I keep thinking of the moments going into the furnace; they must have been wondering when the miracle was coming. God could have intervened at any point in the day to spare the guys from such a terrifying and humiliating ordeal. But, God waited until Shadrach, Meshach and Abednego were in front of a room filled with top level politicians and a king, AFTER they were thrown into a pit of fire… then an angel appeared. Because of the courageous choices of 3 men, God was able to use their lives to create a domino effect in all of the land.
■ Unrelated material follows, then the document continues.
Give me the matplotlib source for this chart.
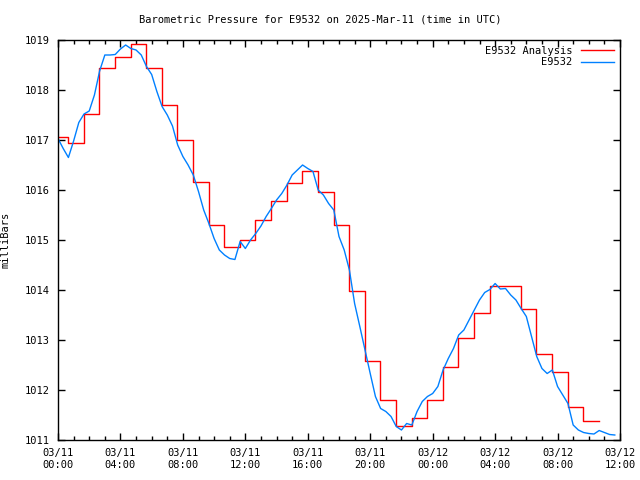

Sometimes life feels like being thrown into a pit of fire. We start out with full faith, completely sure there is plan for us, but then, like Shadrach, Meshach and Abednego, the flames increase by 7 and we don’t understand where God is. It’s very scary- horrifying! The scripture doesn’t say whether or not they were frightened or worried. They were just people, so I’m thinking this was absolutely the scariest day of their lives! In the most difficult time of your own life, remember that God’s intervention and timing is perfect. You might be in the fire with the flames rising all around you, but He will be with you. At times, you might have people watching you, scoffing, but He can help you use your story to change lives and hearts. It might not be the life you planned for, but He has something even bigger in mind for you. Who knows, you might end up being a legend too!